DATA BLOCK
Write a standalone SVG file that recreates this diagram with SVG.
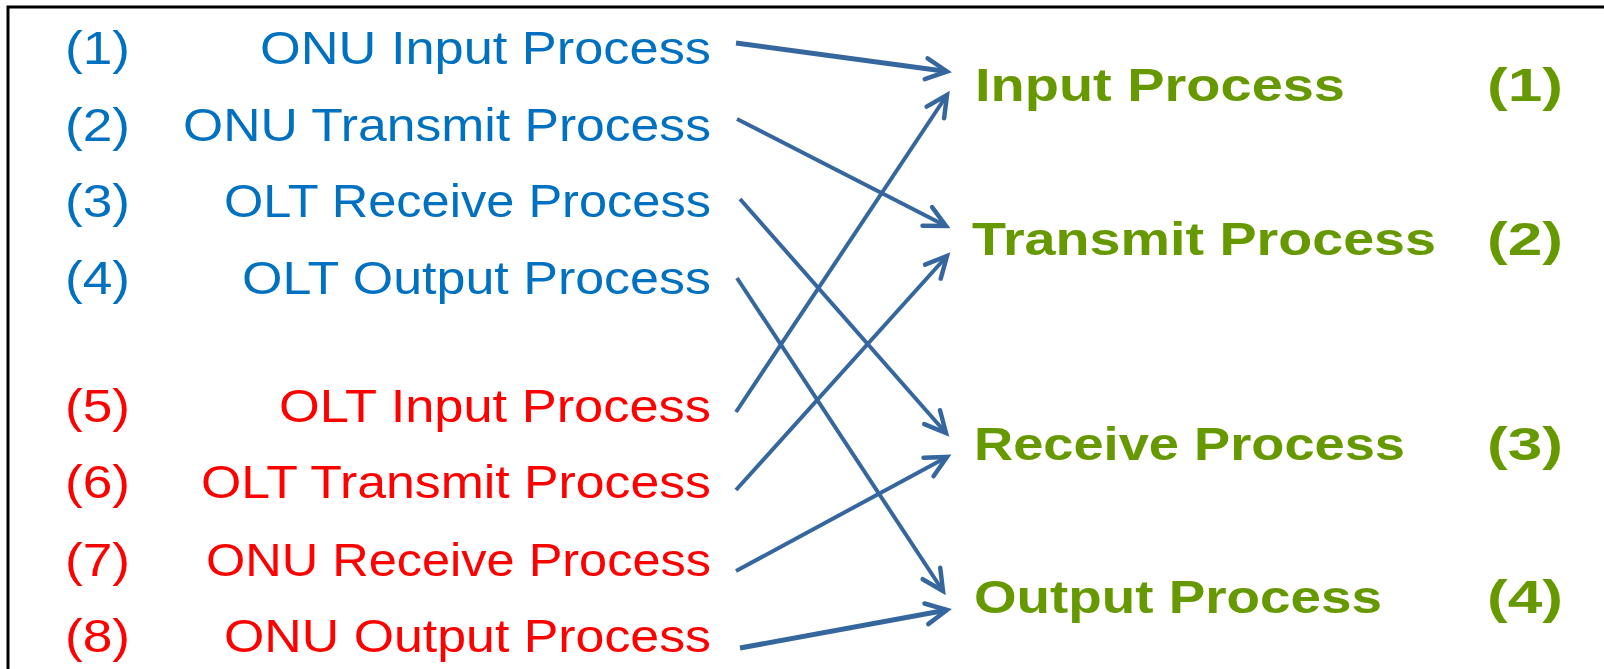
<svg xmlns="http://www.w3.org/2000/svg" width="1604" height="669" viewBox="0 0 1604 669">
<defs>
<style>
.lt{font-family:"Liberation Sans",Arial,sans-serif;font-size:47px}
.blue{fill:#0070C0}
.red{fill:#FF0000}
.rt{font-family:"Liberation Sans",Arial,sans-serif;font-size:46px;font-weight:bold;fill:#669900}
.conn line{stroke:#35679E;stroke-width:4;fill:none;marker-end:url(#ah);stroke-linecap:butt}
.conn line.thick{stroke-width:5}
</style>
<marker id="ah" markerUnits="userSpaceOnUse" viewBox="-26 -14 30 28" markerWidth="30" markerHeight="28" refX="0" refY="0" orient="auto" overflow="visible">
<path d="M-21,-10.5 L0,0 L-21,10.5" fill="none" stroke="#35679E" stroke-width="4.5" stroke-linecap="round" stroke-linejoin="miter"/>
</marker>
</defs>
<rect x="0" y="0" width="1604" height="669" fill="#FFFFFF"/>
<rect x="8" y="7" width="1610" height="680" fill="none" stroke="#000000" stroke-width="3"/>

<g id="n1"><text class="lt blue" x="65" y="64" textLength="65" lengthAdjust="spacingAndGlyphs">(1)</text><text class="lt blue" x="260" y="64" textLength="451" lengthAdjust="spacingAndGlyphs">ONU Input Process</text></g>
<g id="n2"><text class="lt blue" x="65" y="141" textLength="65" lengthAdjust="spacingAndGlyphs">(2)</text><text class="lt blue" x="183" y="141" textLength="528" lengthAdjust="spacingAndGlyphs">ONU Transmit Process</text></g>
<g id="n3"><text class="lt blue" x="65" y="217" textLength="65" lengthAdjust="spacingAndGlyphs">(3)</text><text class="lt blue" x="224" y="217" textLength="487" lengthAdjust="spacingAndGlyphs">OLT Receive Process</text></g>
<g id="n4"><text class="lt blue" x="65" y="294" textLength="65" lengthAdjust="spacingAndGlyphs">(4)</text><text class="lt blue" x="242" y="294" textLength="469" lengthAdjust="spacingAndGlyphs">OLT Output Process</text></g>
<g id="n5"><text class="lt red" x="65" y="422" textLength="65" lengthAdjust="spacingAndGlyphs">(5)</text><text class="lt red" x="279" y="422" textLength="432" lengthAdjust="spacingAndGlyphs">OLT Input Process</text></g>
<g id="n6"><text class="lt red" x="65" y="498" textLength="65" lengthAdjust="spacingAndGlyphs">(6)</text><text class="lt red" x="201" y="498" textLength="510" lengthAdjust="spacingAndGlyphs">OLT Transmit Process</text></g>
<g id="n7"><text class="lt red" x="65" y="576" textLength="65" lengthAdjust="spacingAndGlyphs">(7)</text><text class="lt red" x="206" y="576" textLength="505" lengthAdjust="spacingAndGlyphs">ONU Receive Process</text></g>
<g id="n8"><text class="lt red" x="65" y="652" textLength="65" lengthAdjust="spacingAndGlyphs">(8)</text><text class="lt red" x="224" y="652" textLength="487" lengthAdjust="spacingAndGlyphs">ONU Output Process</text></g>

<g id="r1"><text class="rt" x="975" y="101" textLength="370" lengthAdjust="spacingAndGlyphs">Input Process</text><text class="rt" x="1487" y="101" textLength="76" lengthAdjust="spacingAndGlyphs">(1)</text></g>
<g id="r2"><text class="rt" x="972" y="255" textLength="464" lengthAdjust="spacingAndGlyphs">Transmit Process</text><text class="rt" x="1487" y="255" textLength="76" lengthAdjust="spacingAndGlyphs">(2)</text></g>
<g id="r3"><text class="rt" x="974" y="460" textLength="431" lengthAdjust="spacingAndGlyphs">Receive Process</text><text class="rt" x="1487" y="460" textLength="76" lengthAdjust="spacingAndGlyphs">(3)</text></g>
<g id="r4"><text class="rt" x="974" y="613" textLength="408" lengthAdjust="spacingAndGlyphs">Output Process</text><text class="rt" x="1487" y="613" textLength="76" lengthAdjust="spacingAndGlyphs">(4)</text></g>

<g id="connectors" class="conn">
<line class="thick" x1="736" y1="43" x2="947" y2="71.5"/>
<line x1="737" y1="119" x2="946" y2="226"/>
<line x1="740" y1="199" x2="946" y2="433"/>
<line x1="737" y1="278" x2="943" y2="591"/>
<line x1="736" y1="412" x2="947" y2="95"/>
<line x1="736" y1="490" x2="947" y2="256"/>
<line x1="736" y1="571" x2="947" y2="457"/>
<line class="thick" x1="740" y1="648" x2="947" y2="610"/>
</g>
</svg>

WHAT THIS TASK INVOLVES
In the copy, include no pictures; restate the listing above exactly.

TASK SOLUTION
Write a standalone SVG file that recreates this diagram with SVG.
<svg xmlns="http://www.w3.org/2000/svg" width="1604" height="669" viewBox="0 0 1604 669">
<defs>
<style>
.lt{font-family:"Liberation Sans",Arial,sans-serif;font-size:47px}
.blue{fill:#0070C0}
.red{fill:#FF0000}
.rt{font-family:"Liberation Sans",Arial,sans-serif;font-size:46px;font-weight:bold;fill:#669900}
.conn line{stroke:#35679E;stroke-width:4;fill:none;marker-end:url(#ah);stroke-linecap:butt}
.conn line.thick{stroke-width:5}
</style>
<marker id="ah" markerUnits="userSpaceOnUse" viewBox="-26 -14 30 28" markerWidth="30" markerHeight="28" refX="0" refY="0" orient="auto" overflow="visible">
<path d="M-21,-10.5 L0,0 L-21,10.5" fill="none" stroke="#35679E" stroke-width="4.5" stroke-linecap="round" stroke-linejoin="miter"/>
</marker>
</defs>
<rect x="0" y="0" width="1604" height="669" fill="#FFFFFF"/>
<rect x="8" y="7" width="1610" height="680" fill="none" stroke="#000000" stroke-width="3"/>

<g id="n1"><text class="lt blue" x="65" y="64" textLength="65" lengthAdjust="spacingAndGlyphs">(1)</text><text class="lt blue" x="260" y="64" textLength="451" lengthAdjust="spacingAndGlyphs">ONU Input Process</text></g>
<g id="n2"><text class="lt blue" x="65" y="141" textLength="65" lengthAdjust="spacingAndGlyphs">(2)</text><text class="lt blue" x="183" y="141" textLength="528" lengthAdjust="spacingAndGlyphs">ONU Transmit Process</text></g>
<g id="n3"><text class="lt blue" x="65" y="217" textLength="65" lengthAdjust="spacingAndGlyphs">(3)</text><text class="lt blue" x="224" y="217" textLength="487" lengthAdjust="spacingAndGlyphs">OLT Receive Process</text></g>
<g id="n4"><text class="lt blue" x="65" y="294" textLength="65" lengthAdjust="spacingAndGlyphs">(4)</text><text class="lt blue" x="242" y="294" textLength="469" lengthAdjust="spacingAndGlyphs">OLT Output Process</text></g>
<g id="n5"><text class="lt red" x="65" y="422" textLength="65" lengthAdjust="spacingAndGlyphs">(5)</text><text class="lt red" x="279" y="422" textLength="432" lengthAdjust="spacingAndGlyphs">OLT Input Process</text></g>
<g id="n6"><text class="lt red" x="65" y="498" textLength="65" lengthAdjust="spacingAndGlyphs">(6)</text><text class="lt red" x="201" y="498" textLength="510" lengthAdjust="spacingAndGlyphs">OLT Transmit Process</text></g>
<g id="n7"><text class="lt red" x="65" y="576" textLength="65" lengthAdjust="spacingAndGlyphs">(7)</text><text class="lt red" x="206" y="576" textLength="505" lengthAdjust="spacingAndGlyphs">ONU Receive Process</text></g>
<g id="n8"><text class="lt red" x="65" y="652" textLength="65" lengthAdjust="spacingAndGlyphs">(8)</text><text class="lt red" x="224" y="652" textLength="487" lengthAdjust="spacingAndGlyphs">ONU Output Process</text></g>

<g id="r1"><text class="rt" x="975" y="101" textLength="370" lengthAdjust="spacingAndGlyphs">Input Process</text><text class="rt" x="1487" y="101" textLength="76" lengthAdjust="spacingAndGlyphs">(1)</text></g>
<g id="r2"><text class="rt" x="972" y="255" textLength="464" lengthAdjust="spacingAndGlyphs">Transmit Process</text><text class="rt" x="1487" y="255" textLength="76" lengthAdjust="spacingAndGlyphs">(2)</text></g>
<g id="r3"><text class="rt" x="974" y="460" textLength="431" lengthAdjust="spacingAndGlyphs">Receive Process</text><text class="rt" x="1487" y="460" textLength="76" lengthAdjust="spacingAndGlyphs">(3)</text></g>
<g id="r4"><text class="rt" x="974" y="613" textLength="408" lengthAdjust="spacingAndGlyphs">Output Process</text><text class="rt" x="1487" y="613" textLength="76" lengthAdjust="spacingAndGlyphs">(4)</text></g>

<g id="connectors" class="conn">
<line class="thick" x1="736" y1="43" x2="947" y2="71.5"/>
<line x1="737" y1="119" x2="946" y2="226"/>
<line x1="740" y1="199" x2="946" y2="433"/>
<line x1="737" y1="278" x2="943" y2="591"/>
<line x1="736" y1="412" x2="947" y2="95"/>
<line x1="736" y1="490" x2="947" y2="256"/>
<line x1="736" y1="571" x2="947" y2="457"/>
<line class="thick" x1="740" y1="648" x2="947" y2="610"/>
</g>
</svg>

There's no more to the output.